Le 11 décembre, avant de s'envoler pour Cuba pour une quatrième opération du cancer dont il ne s'est jamais remis, Hugo Chavez avait désigné Nicolas Maduro, 50 ans, comme le candidat du parti au pouvoir en cas de malheur.

M. Maduro a expliqué devant les députés qu'Hugo Chavez avait «l'intuition qu'il ne sortirait pas vivant de ce mauvais pas», quelques jours avant sa dernière intervention chirurgicale à Cuba en décembre dernier.

Quelques heures avant que la politique ne revienne au premier plan, le Venezuela avait célébré en grande pompe les funérailles d'État du président Hugo Chavez, en présence de 32 chefs d'État et de gouvernement étrangers, dont le Cubain Raul Castro et l'Iranien Mahmoud Ahmadenijad.

Lors des funérailles, M. Maduro a promis loyauté «au-delà de la mort» au «président-comandante», et de poursuivre son «combat pour les pauvres, l'éducation et un monde plus juste», dans un discours lyrique d'une demi-heure qui a conclu la cérémonie.

Celle-ci avait débuté par un roulement de tambour et l'interprétation par l'Orchestre symphonique Simon Bolivar de l'hymne national vénézuélien.

Les chefs d'État et de gouvernement ont été invités par petits groupes à former des haies d'honneur successives autour du cercueil de Chavez entièrement recouvert du drapeau jaune, bleu et rouge étoilé du Venezuela.

La première était réservée aux plus proches alliés latino-américains, dont le Cubain Raul Castro, le Bolivien Evo Morales et l'Équatorien Rafael Correa.

Un peu plus tard, ce fut au tour remarqué de deux des alliés les plus controversés du régime chaviste: Le Bélarusse Alexandre Loukachenko, et l'Iranien Mahmoud Ahmadinejad, qui a semblé réprimer des larmes et réciter une prière entre ses lèvres.

Les États unis, cible de prédilection des diatribes enflammées d'Hugo Chavez, et les Européens n'ont envoyé que des délégations de second rang. À l'exception de l'Espagne, qui, protocole oblige, a dépêché le prince héritier Felipe.

M. Maduro a souhaité la «bienvenue» aux envoyés du président américain Barack Obama, tout en soulignant que le Venezuela voulait «un monde de coopération, sans empires».

Une messe de funérailles a ensuite été célébrée, à l'issue de laquelle le révérend noir américain Jesse Jackson a rendu hommage au charismatique leader vénézuélien.

À l'extérieur de l'Académie, des milliers de «chavistes» vêtus de rouge, canalisés par des barrières métalliques et des militaires, attendaient de pouvoir reprendre leur procession vers la dépouille d'Hugo Chavez, sous une chaleur accablante.

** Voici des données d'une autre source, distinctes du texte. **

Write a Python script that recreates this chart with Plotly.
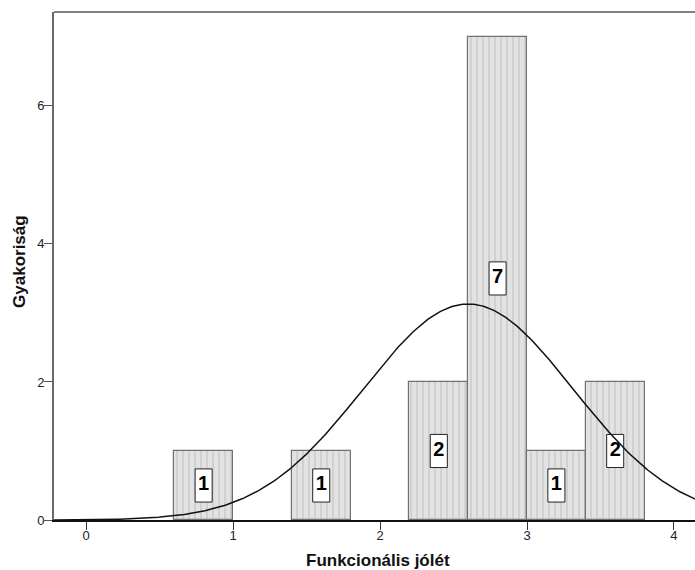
import numpy as np
import plotly.graph_objects as go

# ---- data ----
bin_starts = [0.6, 1.4, 2.2, 2.6, 3.0, 3.4]
bin_width = 0.4
counts = [1, 1, 2, 7, 1, 2]
x_ticks = [0, 1, 2, 3, 4]
y_ticks = [0, 2, 4, 6]
fit_mean = 2.60
fit_sd = 0.714
n_total = sum(counts)

x_title = "Funkcionális jólét"
y_title = "Gyakoriság"

FONT = "Liberation Sans, Arial, sans-serif"

centers = [s + bin_width / 2 for s in bin_starts]

fig = go.Figure()

fig.add_trace(go.Bar(
    x=centers, y=counts, width=bin_width,
    marker=dict(
        color="#e2e2e2",
        line=dict(color="#707070", width=1.2),
        pattern=dict(shape="|", size=6, solidity=0.18,
                     fgcolor="#a0a0a0", bgcolor="#e2e2e2", fillmode="overlay"),
    ),
    hoverinfo="skip", showlegend=False,
))

# label boxes (drawn as traces so the fitted curve can pass over them)
half_w = 0.058
half_h = 0.24
bx, by = [], []
for c, n in zip(centers, counts):
    yc = n / 2
    bx += [c - half_w, c + half_w, c + half_w, c - half_w, c - half_w, None]
    by += [yc - half_h, yc - half_h, yc + half_h, yc + half_h, yc - half_h, None]
fig.add_trace(go.Scatter(
    x=bx, y=by, mode="lines", fill="toself", fillcolor="white",
    line=dict(color="#222222", width=1), hoverinfo="skip", showlegend=False,
))
fig.add_trace(go.Scatter(
    x=centers, y=[n / 2 for n in counts], mode="text",
    text=[f"<b>{n}</b>" for n in counts],
    textfont=dict(family=FONT, size=20, color="black"),
    textposition="middle center", hoverinfo="skip", showlegend=False,
))

# normal fit curve
xs = np.linspace(-0.22, 4.15, 400)
ys = n_total * bin_width / (fit_sd * np.sqrt(2 * np.pi)) * np.exp(-0.5 * ((xs - fit_mean) / fit_sd) ** 2)
fig.add_trace(go.Scatter(
    x=xs, y=ys, mode="lines", line=dict(color="#111111", width=1.5),
    hoverinfo="skip", showlegend=False,
))

fig.update_layout(
    width=695, height=570,
    margin=dict(l=54, r=0, t=12, b=50),
    paper_bgcolor="white", plot_bgcolor="white",
    font=dict(family=FONT, color="#222222"),
    bargap=0,
    xaxis=dict(
        range=[-0.218, 4.143], tickvals=x_ticks, ticks="outside", ticklen=8,
        tickcolor="#333333", tickwidth=1.2, ticklabelstandoff=-5,
        showline=True, linecolor="#111111", linewidth=1.5,
        showgrid=False, zeroline=False, automargin=False,
        tickfont=dict(size=13, color="#222222"),
    ),
    yaxis=dict(
        range=[0, 7.36], tickvals=y_ticks, ticks="outside", ticklen=8,
        tickcolor="#555555", tickwidth=1.2, ticklabelstandoff=-3,
        showline=True, linecolor="#6a6a6a", linewidth=1.8,
        showgrid=False, zeroline=False, automargin=False,
        tickfont=dict(size=13, color="#222222"),
    ),
    shapes=[dict(type="line", xref="paper", yref="paper", x0=0, x1=1, y0=1, y1=1,
                 line=dict(color="#808080", width=2))],
    annotations=[
        dict(text=f"<b>{x_title}</b>", xref="paper", yref="paper",
             x=0.506, y=0, yshift=-40, xanchor="center", yanchor="middle",
             showarrow=False, font=dict(size=17, color="#111111", family=FONT)),
        dict(text=f"<b>{y_title}</b>", xref="paper", yref="paper",
             x=0, xshift=-34, y=0.508, xanchor="center", yanchor="middle",
             textangle=-90, showarrow=False,
             font=dict(size=17, color="#111111", family=FONT)),
    ],
)

fig.write_html("out.html", post_script="document.body.style.margin='0';",
               config={"displayModeBar": False})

La journée avait été déclarée fériée au Venezuela et l'alcool interdit à la vente pendant une semaine.

La dépouille du président Chavez, qui sera visible encore une semaine, a été vénérée par deux millions de partisans depuis mercredi selon les autorités.

Embaumé «comme Lénine», le leader sud-américain sera plus tard exposé dans un cercueil de verre au futur Musée de la révolution bolivarienne, dans une ancienne caserne, où pourra se poursuivre un culte de la personnalité savamment orchestré de son vivant, et maintenant à titre posthume.

Hugo Chavez avait forgé sa popularité dans les couches défavorisées grâce à des programmes sociaux financés par une manne pétrolière infinie, et grâce à son charisme exubérant.

Mais il a aussi fortement creusé les clivages de la société vénézuélienne, stigmatisant l'opposition et la presse privée, sans parvenir à endiguer les pénuries et une violence urbaine croissante.